THE TASK: Your task is to retype the lines from the opening of the material through the line that includes "(course) at (780,510)". Do not copy the pictures.

────────────────

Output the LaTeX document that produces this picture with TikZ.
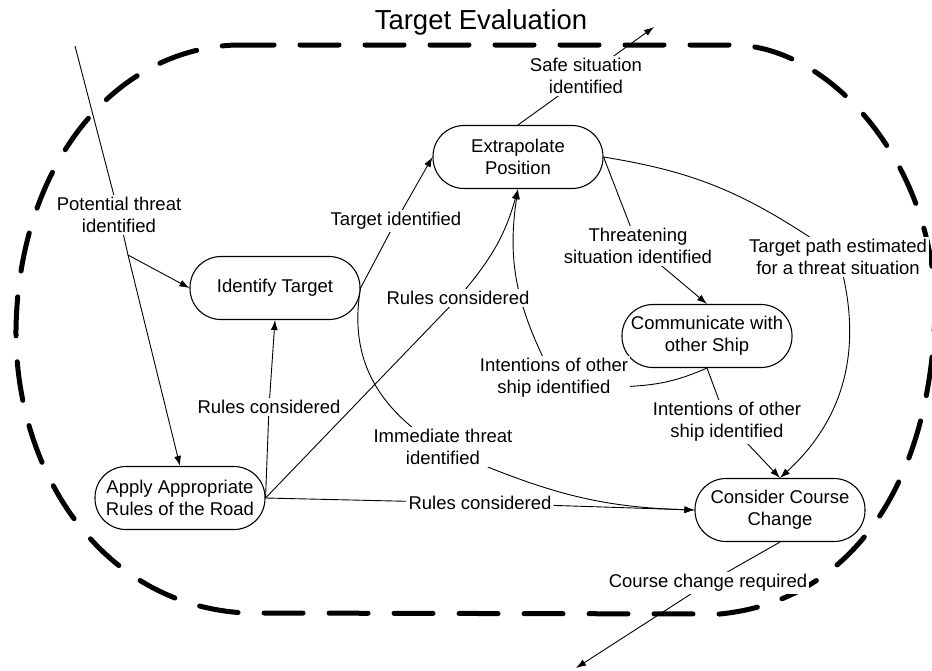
\documentclass[tikz,border=0pt]{standalone}
\usepackage{fontspec}
\setmainfont{Liberation Sans}
\usetikzlibrary{arrows.meta,backgrounds}

\begin{document}
\begin{tikzpicture}[x=1pt,y=-1pt,
    >={Latex[length=10pt,width=7pt]},
    every node/.style={font=\fontsize{18.5}{22}\selectfont},
    proc/.style={draw,line width=1.1pt,rounded corners=31pt,minimum width=170pt,minimum height=63pt,align=center,fill=white},
    lbl/.style={align=center,fill=white,inner sep=2pt}]
\useasboundingbox (0,0) rectangle (932,670);

\node[font=\fontsize{27.5}{33}\selectfont] (title) at (481,22) {Target Evaluation};

% process boxes
\node[proc] (ident) at (275,288) {Identify Target};
\node[proc] (extrap) at (518,157) {Extrapolate\\Position};
\node[proc] (apply) at (180,498) {Apply Appropriate\\Rules of the Road};
\node[proc] (comm) at (707,336) {Communicate with\\other Ship};
\node[proc] (course) at (780,510) {Consider Course\\Change};

% labels on the connectors
\node[lbl] (pot) at (119,215) {Potential threat\\identified};
\node[lbl] (rules1) at (269,407) {Rules considered};
\node[lbl] (tgtid) at (396,221) {Target identified};
\node[lbl] (rules2) at (458,298) {Rules considered};
\node[lbl] (immed) at (443,447) {Immediate threat\\identified};
\node[lbl] (safe) at (586,76) {Safe situation\\identified};
\node[lbl] (threat) at (638,246) {Threatening\\situation identified};
\node[lbl] (path) at (838,257) {Target path estimated\\for a threat situation};
\node[lbl] (int1) at (554,378) {Intentions of other\\ship identified};
\node[lbl] (int2) at (727,422) {Intentions of other\\ship identified};
\node[lbl] (rules3) at (480,503) {Rules considered};
\node[lbl] (chg) at (708,583) {Course change required};

\coordinate (potin) at (75,46);
\coordinate (fork) at (128,255);
\coordinate (safeout) at (654,27);
\coordinate (chgout) at (576,668);

\begin{scope}[on background layer]
% dashed border
\draw[line width=5pt,line cap=round,dash pattern=on 39pt off 26pt]
    (235,45) -- (735,45) .. controls (830,47) and (930,160) .. (935,300)
    .. controls (935,470) and (860,600) .. (720,614) -- (245,613)
    .. controls (100,605) and (15,470) .. (16,330)
    .. controls (18,170) and (110,50) .. (235,45) -- cycle;

\begin{scope}[line width=0.9pt]
\foreach \a/\b in {potin/pot, pot/fork, apply.east/rules1, ident.east/tgtid,
    apply.east/rules2, extrap.north/safe, extrap.east/threat, comm.south/int2,
    apply.east/rules3, course.south/chg}
    \draw (\a) -- (\b);
\foreach \a/\b in {fork/apply.north, fork/ident.west, rules1/ident.south,
    tgtid/extrap.west, safe/safeout, threat/comm.north, int2/course.north,
    rules3/course.west, chg/chgout}
    \draw[->] (\a) -- (\b);
\draw (ident.east) to[bend right=30] (immed);
\draw[->] (immed) to[bend right=10] (course.west);
\draw[->] (rules2) to[bend right=12] (extrap.south);
\draw (extrap.east) to[bend left=12] (path);
\draw[->] (path) to[bend left=30] (course.north);
\draw (comm.south) to[bend left=10] (int1);
\draw[->] (int1) to[bend left=17] (extrap.south);
\end{scope}
\end{scope}
\end{tikzpicture}
\end{document}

────────────────

FULL OUTPUT:
Output the LaTeX document that produces this picture with TikZ.
\documentclass[tikz,border=0pt]{standalone}
\usepackage{fontspec}
\setmainfont{Liberation Sans}
\usetikzlibrary{arrows.meta,backgrounds}

\begin{document}
\begin{tikzpicture}[x=1pt,y=-1pt,
    >={Latex[length=10pt,width=7pt]},
    every node/.style={font=\fontsize{18.5}{22}\selectfont},
    proc/.style={draw,line width=1.1pt,rounded corners=31pt,minimum width=170pt,minimum height=63pt,align=center,fill=white},
    lbl/.style={align=center,fill=white,inner sep=2pt}]
\useasboundingbox (0,0) rectangle (932,670);

\node[font=\fontsize{27.5}{33}\selectfont] (title) at (481,22) {Target Evaluation};

% process boxes
\node[proc] (ident) at (275,288) {Identify Target};
\node[proc] (extrap) at (518,157) {Extrapolate\\Position};
\node[proc] (apply) at (180,498) {Apply Appropriate\\Rules of the Road};
\node[proc] (comm) at (707,336) {Communicate with\\other Ship};
\node[proc] (course) at (780,510) {Consider Course\\Change};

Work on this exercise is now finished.